Romney was similarly disparaged by negative ads in the battleground states, and waited a long time to reply. His political instincts were better than Whitman's, and he came much closer to victory. Still, his difficulties, on top of hers, ought to shake the long-held but irrational Republican faith in the businessman's skills as the one thing needful to solve our problems (or even to get elected). With it should go, too, the inclination to purge politics as much as possible of abstract questions like justice in favor of concrete issues of dollars and cents and efficiency. Such false practicality merely cedes to liberals the right to define America's first principles—not exactly a winning strategy, as the uninspired debate over Obamacare showed.

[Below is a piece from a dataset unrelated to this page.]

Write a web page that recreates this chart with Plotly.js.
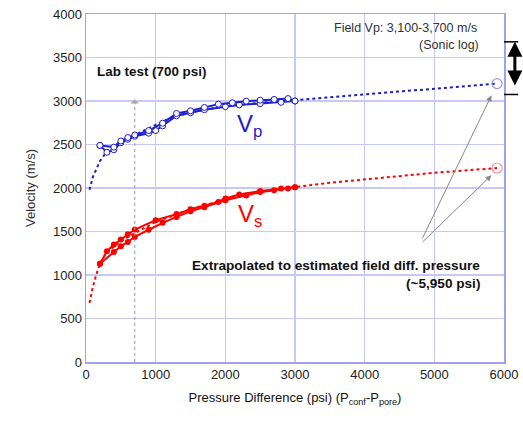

Liberals won't be inclined to much soul-searching after this election, which will be the root of their future undoing. They succeeded, more than conservatives are willing to admit, in Hooverizing George W. Bush's administration—turning it into a symbol of economic collapse, loose morals, and failed foreign policy. W's second term, alas, proved helpful to this endeavor. Romney never came to terms with this problem—the elephant in the room, so to speak.
But Democrats have already cast Obama as the new FDR, a role he was born to play, at least in his own imagination. They view 2012 as a confirming election, the American people's blessing on the sharp leftward turn executed since 2008. The Age of Obama is well underway, they tell themselves and the people. Hope lives, but unfortunately for them, so does Change.